Of course there was also the Limited Edition Winter we gave my Perfectly Lovely but Perfectly Normal Mother in Law. And the Gingerbread Poppet I gave Grandma. By the way - it ends up my Mother already had a house for Ginger.
So the contagion has been spread. My Sister actually called me to see if I saw the new Steampunk Poppets, I had but not the newest listings - thanks to her I saw the newer pics. My Sister saw Steampunk Poppets and thought of me. . . . . that's so sweet. It's kind of cool to have something in common so organically. When I showed her Poppets she showed me the Blue Dog by George Rodrigue. She shared an artist that was meaningful to her the same way Lisa Snellings Clark's work affects me.
It might possibly be the closest I ever felt to her, and we've been through some stuff together. But this was just sharing, possibly the freest most incidental sharing ever, but that's why it connected with me so much. Nothing was at stake, and I didn't have to explain because she just understood.

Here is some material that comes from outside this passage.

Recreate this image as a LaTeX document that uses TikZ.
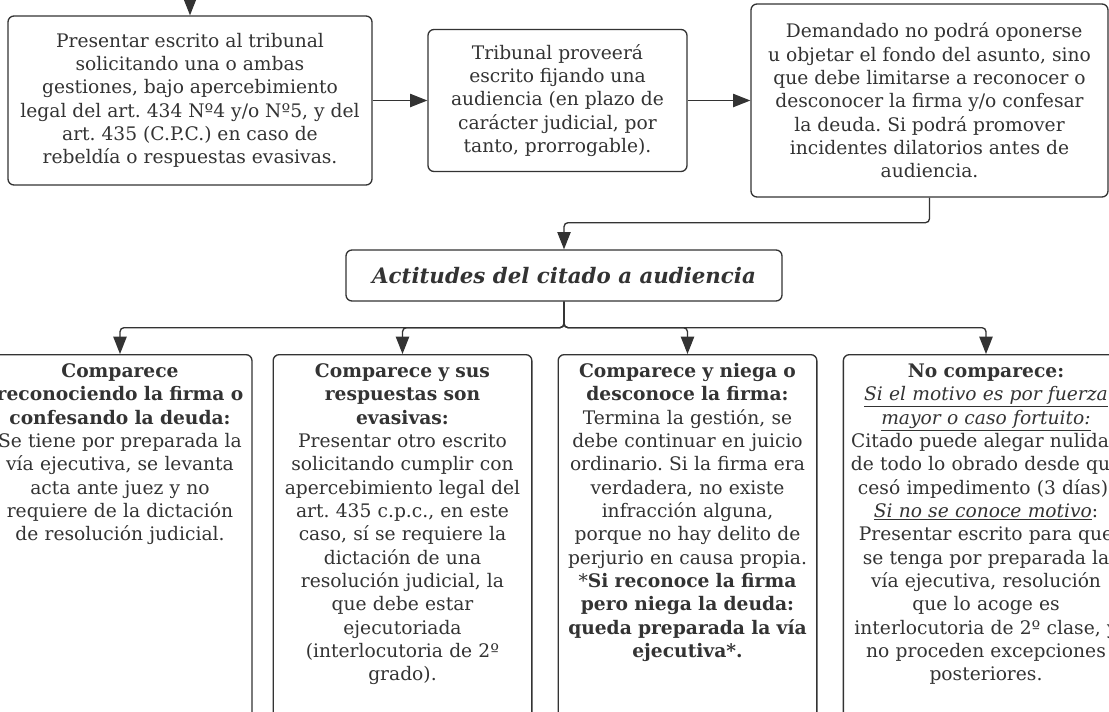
\documentclass[tikz,border=0pt]{standalone}
\usepackage{fontspec}
\setmainfont{DejaVu Serif}
\usetikzlibrary{arrows.meta}
\frenchspacing

\definecolor{ink}{HTML}{333333}
\tikzset{
    box/.style={draw=ink, line width=1pt, rounded corners=4.5pt, fill=white,
        align=center, text=ink, font=\fontsize{14}{17.5}\selectfont},
    lowbox/.style={box, anchor=north, inner xsep=2pt, inner ysep=4pt,
        text height=13pt, text depth=262pt},
    link/.style={draw=ink, line width=1pt, rounded corners=3pt}
}

\begin{document}
\begin{tikzpicture}[x=0.75pt, y=-0.75pt]
\useasboundingbox (0,0) rectangle (1109,711);
\clip (0,0) rectangle (1109,711);
\fill[white] (0,0) rectangle (1109,711);

\begin{scope}[every node/.style={box}]
    \node[minimum width=273pt, minimum height=126.75pt] (escrito) at (190,100.5)
        {Presentar escrito al tribunal\\ solicitando una o ambas\\ gestiones, bajo apercebimiento\\
         legal del art. 434 Nº4 y/o Nº5, y del\\ art. 435 (C.P.C.) en caso de\\ rebeldía o respuestas evasivas.};
    \node[minimum width=194.25pt, minimum height=106.5pt] (proveer) at (557.5,100.5)
        {Tribunal proveerá\\ escrito fijando una\\ audiencia (en plazo de\\ carácter judicial, por\\ tanto, prorrogable).};
    \node[minimum width=267.75pt, minimum height=144.75pt] (demandado) at (929.5,100.5)
        {\hspace*{0.5em}Demandado no podrá oponerse\\ u objetar el fondo del asunto, sino\\ que debe limitarse a reconocer o\\
         desconocer la firma y/o confesar\\ la deuda. Si podrá promover\\ incidentes dilatorios antes de\\ audiencia.};
    \node[minimum width=327pt, minimum height=38.25pt, font=\fontsize{16}{19}\selectfont\bfseries\itshape] (actitudes) at (564,275.5)
        {Actitudes del citado a audiencia};

    \node[lowbox, text width=194pt] (comp1) at (120,354)
        {\textbf{Comparece}\\ \textbf{reconociendo la firma o}\\ \textbf{confesando la deuda:}\\
         Se tiene por preparada la\\ vía ejecutiva, se levanta\\ acta ante juez y no\\
         requiere de la dictación\\ de resolución judicial.};
    \node[lowbox, text width=190pt] (comp2) at (402.5,354)
        {\textbf{Comparece y sus}\\ \textbf{respuestas son}\\ \textbf{evasivas:}\\
         Presentar otro escrito\\ solicitando cumplir con\\ apercebimiento legal del\\
         art. 435 c.p.c., en este\\ caso, sí se requiere la\\ dictación de una\\
         resolución judicial, la\\ que debe estar\\ ejecutoriada\\ (interlocutoria de 2º\\ grado).};
    \node[lowbox, text width=190pt] (comp3) at (687.5,354)
        {\textbf{Comparece y niega o}\\ \textbf{desconoce la firma:}\\
         Termina la gestión, se\\ debe continuar en juicio\\ ordinario. Si la firma era\\
         verdadera, no existe\\ infracción alguna,\\ porque no hay delito de\\
         perjurio en causa propia.\\ {*}\textbf{Si reconoce la firma}\\ \textbf{pero niega la deuda:}\\
         \textbf{queda preparada la vía}\\ \textbf{ejecutiva*.}};
    \node[lowbox, text width=210pt] (comp4) at (986,354)
        {\textbf{No comparece:}\\ \underline{\textit{Si el motivo es por fuerza}}\\ \underline{\textit{mayor o caso fortuito:}}\\
         Citado puede alegar nulidad\\ de todo lo obrado desde que\\ cesó impedimento (3 días).\\
         \underline{\textit{Si no se conoce motivo}}:\\ Presentar escrito para que\\ se tenga por preparada la\\
         vía ejecutiva, resolución\\ que lo acoge es\\ interlocutoria de 2º clase, y\\
         no proceden excepciones\\ posteriores.};
\end{scope}

\coordinate (start) at (190,0);

\begin{scope}[>={Triangle[length=13pt,width=10pt]},
              every edge/.style={link}]
    \path [->] (start) edge (escrito);
    \path [->] (escrito.east) edge (proveer.west);
    \path [->] (proveer.east) edge (demandado.west);

    \draw [->, link] (demandado.south) -- ++(0,25) -| (actitudes.north);
    \foreach \c in {comp1,comp2,comp3,comp4}
        \draw [->, link] (actitudes.south) -- ++(0,26) -| (\c.north);
\end{scope}
\end{tikzpicture}
\end{document}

I treasure that moment, because I don't try so hard to explain or justify myself to her anymore. And she can call me up now and tell me the history of voodoo dolls really being about healing and not curses. And we can both celebrate sprawling brass chandeliers. It wasn't always the case and it's awesome (in the religious, "full of awe" sense of the term) to me that we have that sense of sharing now. That should be celebrated and treasured and ornamented with Poppets and Blue Dogs. So this year was Poppets and I'll see what I can do about the Blue Dogs in the future.